▶ **PROBLEM STATEMENT**: Exclude the pictures, then repeat the remaining data exactly.

▶ **SOURCE EXCERPT**:

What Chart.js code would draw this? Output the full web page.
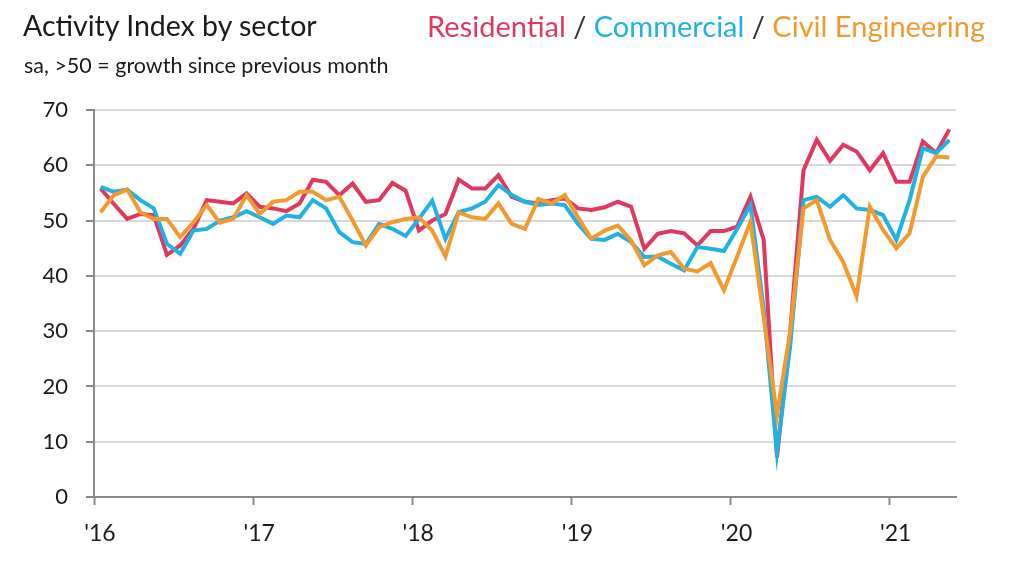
<!DOCTYPE html>
<html>
<head>
<meta charset="utf-8">
<script src="https://cdn.jsdelivr.net/npm/chart.js@4/dist/chart.umd.min.js"></script>
<style>
  html, body { margin: 0; padding: 0; background: #fff; }
  #wrap { position: relative; width: 1024px; height: 566px; overflow: hidden; }
  canvas { position: absolute; left: 0; top: 0; }
  .t { position: absolute; font-family: Lato, "Open Sans", sans-serif; color: #1a1a1a; white-space: nowrap; line-height: normal; }
  #title { left: 23px; top: 8px; font-size: 28.5px; }
  #sub { left: 24px; top: 52px; font-size: 21.5px; }
  #legend { right: 39px; top: 8px; font-size: 29px; }
  .res { color: #e0385e; } .com { color: #1fb2e3; } .civ { color: #f09b32; } .sl { color: #333; }
</style>
</head>
<body>
<div id="wrap">
  <canvas id="c" width="1024" height="566"></canvas>
  <div class="t" id="title">Activity Index by sector</div>
  <div class="t" id="sub">sa, &gt;50 = growth since previous month</div>
  <div class="t" id="legend"><span class="res">Residential</span><span class="sl"> / </span><span class="com">Commercial</span><span class="sl"> / </span><span class="civ">Civil Engineering</span></div>
</div>
<script>
// Months Jan 2016 .. May 2021 (65 monthly readings)
const startYear = 2016;
const monthCount = 65;
const yearTicks = ["'16", "'17", "'18", "'19", "'20", "'21"];

const residential = [
  55.8, 53.0, 50.3, 51.2, 51.0, 43.8, 45.5, 48.5, 53.7, 53.4, 53.1, 54.9,
  52.5, 52.2, 51.7, 53.1, 57.4, 57.0, 54.6, 56.7, 53.4, 53.7, 56.8, 55.4,
  48.2, 50.0, 51.2, 57.4, 55.8, 55.8, 58.2, 54.3, 53.4, 53.1, 53.7, 54.0,
  52.2, 51.9, 52.4, 53.4, 52.5, 44.9, 47.6, 48.1, 47.7, 45.5, 48.1, 48.1,
  48.9, 54.3, 46.5, 7.2, 30.0, 59.1, 64.6, 60.8, 63.7, 62.5, 59.1, 62.2,
  57.0, 57.0, 64.3, 62.2, 66.5
];
const commercial = [
  56.1, 55.2, 55.6, 53.7, 52.2, 45.8, 44.0, 48.2, 48.5, 50.0, 50.6, 51.7,
  50.6, 49.4, 50.9, 50.6, 53.7, 52.2, 47.9, 46.1, 45.8, 49.4, 48.5, 47.2,
  50.3, 53.6, 46.7, 51.5, 52.2, 53.4, 56.4, 54.6, 53.4, 52.8, 53.1, 52.8,
  49.4, 46.7, 46.5, 47.6, 46.1, 43.4, 43.5, 42.2, 41.0, 45.2, 44.9, 44.5,
  48.5, 52.8, 34.0, 8.0, 27.5, 53.7, 54.3, 52.5, 54.6, 52.2, 51.9, 51.0,
  46.5, 53.7, 63.1, 62.2, 64.6
];
const civilEngineering = [
  51.5, 54.6, 55.6, 51.5, 50.3, 50.3, 47.0, 49.7, 52.8, 49.6, 50.3, 54.6,
  51.2, 53.4, 53.7, 55.2, 55.2, 53.7, 54.3, 50.0, 45.5, 48.8, 49.7, 50.3,
  50.6, 48.2, 43.5, 51.5, 50.6, 50.3, 53.1, 49.4, 48.5, 53.9, 53.1, 54.6,
  50.6, 46.7, 48.2, 49.1, 46.4, 41.9, 43.7, 44.3, 41.3, 40.8, 42.3, 37.4,
  43.5, 49.8, 32.5, 14.8, 30.0, 52.2, 53.7, 46.5, 42.5, 36.3, 52.5, 48.3,
  45.0, 47.7, 57.9, 61.6, 61.4
];

const toPoints = arr => arr.map((v, i) => ({ x: i + 0.5, y: v }));
const FONT = "Lato, 'Open Sans', sans-serif";

const line = (label, data, color, order) => ({
  label, data: toPoints(data), borderColor: color, backgroundColor: color,
  borderWidth: 4, pointRadius: 0, tension: 0, order,
  borderJoinStyle: 'miter', borderCapStyle: 'butt'
});

new Chart(document.getElementById('c'), {
  type: 'line',
  data: {
    datasets: [
      line('Residential', residential, '#e0385e', 2),
      line('Commercial', commercial, '#1fb2e3', 1),
      line('Civil Engineering', civilEngineering, '#f29a2e', 0)
    ]
  },
  options: {
    responsive: false,
    animation: false,
    devicePixelRatio: 1,
    layout: { padding: { left: 0, right: 68, top: 110, bottom: 0 } },
    plugins: { legend: { display: false }, tooltip: { enabled: false }, title: { display: false } },
    scales: {
      x: {
        type: 'linear', min: 0, max: monthCount,
        afterBuildTicks: s => { s.ticks = yearTicks.map((t, k) => ({ value: k * 12 })); },
        afterFit: s => { s.height = 69; },
        ticks: {
          callback: (v) => yearTicks[Math.round(v / 12)] ?? '',
          font: { family: FONT, size: 23 }, color: '#1a1a1a', padding: 15, maxRotation: 0,
          labelOffset: 6
        },
        grid: { drawOnChartArea: false, drawTicks: true, tickLength: 8, tickColor: '#8a8a8a', tickWidth: 2 },
        border: { color: '#8a8a8a', width: 2 }
      },
      y: {
        min: 0, max: 70,
        afterFit: s => { s.width = 94; },
        ticks: { stepSize: 10, font: { family: FONT, size: 22 }, color: '#1a1a1a', padding: 18 },
        grid: { color: '#dadada', lineWidth: 2, tickLength: 8, tickColor: '#8a8a8a', tickWidth: 2 },
        border: { color: '#8a8a8a', width: 2 }
      }
    }
  }
});
</script>
</body>
</html>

▶ **RESPONSE FOR THIS EXERCISE**:
What Chart.js code would draw this? Output the full web page.
<!DOCTYPE html>
<html>
<head>
<meta charset="utf-8">
<script src="https://cdn.jsdelivr.net/npm/chart.js@4/dist/chart.umd.min.js"></script>
<style>
  html, body { margin: 0; padding: 0; background: #fff; }
  #wrap { position: relative; width: 1024px; height: 566px; overflow: hidden; }
  canvas { position: absolute; left: 0; top: 0; }
  .t { position: absolute; font-family: Lato, "Open Sans", sans-serif; color: #1a1a1a; white-space: nowrap; line-height: normal; }
  #title { left: 23px; top: 8px; font-size: 28.5px; }
  #sub { left: 24px; top: 52px; font-size: 21.5px; }
  #legend { right: 39px; top: 8px; font-size: 29px; }
  .res { color: #e0385e; } .com { color: #1fb2e3; } .civ { color: #f09b32; } .sl { color: #333; }
</style>
</head>
<body>
<div id="wrap">
  <canvas id="c" width="1024" height="566"></canvas>
  <div class="t" id="title">Activity Index by sector</div>
  <div class="t" id="sub">sa, &gt;50 = growth since previous month</div>
  <div class="t" id="legend"><span class="res">Residential</span><span class="sl"> / </span><span class="com">Commercial</span><span class="sl"> / </span><span class="civ">Civil Engineering</span></div>
</div>
<script>
// Months Jan 2016 .. May 2021 (65 monthly readings)
const startYear = 2016;
const monthCount = 65;
const yearTicks = ["'16", "'17", "'18", "'19", "'20", "'21"];

const residential = [
  55.8, 53.0, 50.3, 51.2, 51.0, 43.8, 45.5, 48.5, 53.7, 53.4, 53.1, 54.9,
  52.5, 52.2, 51.7, 53.1, 57.4, 57.0, 54.6, 56.7, 53.4, 53.7, 56.8, 55.4,
  48.2, 50.0, 51.2, 57.4, 55.8, 55.8, 58.2, 54.3, 53.4, 53.1, 53.7, 54.0,
  52.2, 51.9, 52.4, 53.4, 52.5, 44.9, 47.6, 48.1, 47.7, 45.5, 48.1, 48.1,
  48.9, 54.3, 46.5, 7.2, 30.0, 59.1, 64.6, 60.8, 63.7, 62.5, 59.1, 62.2,
  57.0, 57.0, 64.3, 62.2, 66.5
];
const commercial = [
  56.1, 55.2, 55.6, 53.7, 52.2, 45.8, 44.0, 48.2, 48.5, 50.0, 50.6, 51.7,
  50.6, 49.4, 50.9, 50.6, 53.7, 52.2, 47.9, 46.1, 45.8, 49.4, 48.5, 47.2,
  50.3, 53.6, 46.7, 51.5, 52.2, 53.4, 56.4, 54.6, 53.4, 52.8, 53.1, 52.8,
  49.4, 46.7, 46.5, 47.6, 46.1, 43.4, 43.5, 42.2, 41.0, 45.2, 44.9, 44.5,
  48.5, 52.8, 34.0, 8.0, 27.5, 53.7, 54.3, 52.5, 54.6, 52.2, 51.9, 51.0,
  46.5, 53.7, 63.1, 62.2, 64.6
];
const civilEngineering = [
  51.5, 54.6, 55.6, 51.5, 50.3, 50.3, 47.0, 49.7, 52.8, 49.6, 50.3, 54.6,
  51.2, 53.4, 53.7, 55.2, 55.2, 53.7, 54.3, 50.0, 45.5, 48.8, 49.7, 50.3,
  50.6, 48.2, 43.5, 51.5, 50.6, 50.3, 53.1, 49.4, 48.5, 53.9, 53.1, 54.6,
  50.6, 46.7, 48.2, 49.1, 46.4, 41.9, 43.7, 44.3, 41.3, 40.8, 42.3, 37.4,
  43.5, 49.8, 32.5, 14.8, 30.0, 52.2, 53.7, 46.5, 42.5, 36.3, 52.5, 48.3,
  45.0, 47.7, 57.9, 61.6, 61.4
];

const toPoints = arr => arr.map((v, i) => ({ x: i + 0.5, y: v }));
const FONT = "Lato, 'Open Sans', sans-serif";

const line = (label, data, color, order) => ({
  label, data: toPoints(data), borderColor: color, backgroundColor: color,
  borderWidth: 4, pointRadius: 0, tension: 0, order,
  borderJoinStyle: 'miter', borderCapStyle: 'butt'
});

new Chart(document.getElementById('c'), {
  type: 'line',
  data: {
    datasets: [
      line('Residential', residential, '#e0385e', 2),
      line('Commercial', commercial, '#1fb2e3', 1),
      line('Civil Engineering', civilEngineering, '#f29a2e', 0)
    ]
  },
  options: {
    responsive: false,
    animation: false,
    devicePixelRatio: 1,
    layout: { padding: { left: 0, right: 68, top: 110, bottom: 0 } },
    plugins: { legend: { display: false }, tooltip: { enabled: false }, title: { display: false } },
    scales: {
      x: {
        type: 'linear', min: 0, max: monthCount,
        afterBuildTicks: s => { s.ticks = yearTicks.map((t, k) => ({ value: k * 12 })); },
        afterFit: s => { s.height = 69; },
        ticks: {
          callback: (v) => yearTicks[Math.round(v / 12)] ?? '',
          font: { family: FONT, size: 23 }, color: '#1a1a1a', padding: 15, maxRotation: 0,
          labelOffset: 6
        },
        grid: { drawOnChartArea: false, drawTicks: true, tickLength: 8, tickColor: '#8a8a8a', tickWidth: 2 },
        border: { color: '#8a8a8a', width: 2 }
      },
      y: {
        min: 0, max: 70,
        afterFit: s => { s.width = 94; },
        ticks: { stepSize: 10, font: { family: FONT, size: 22 }, color: '#1a1a1a', padding: 18 },
        grid: { color: '#dadada', lineWidth: 2, tickLength: 8, tickColor: '#8a8a8a', tickWidth: 2 },
        border: { color: '#8a8a8a', width: 2 }
      }
    }
  }
});
</script>
</body>
</html>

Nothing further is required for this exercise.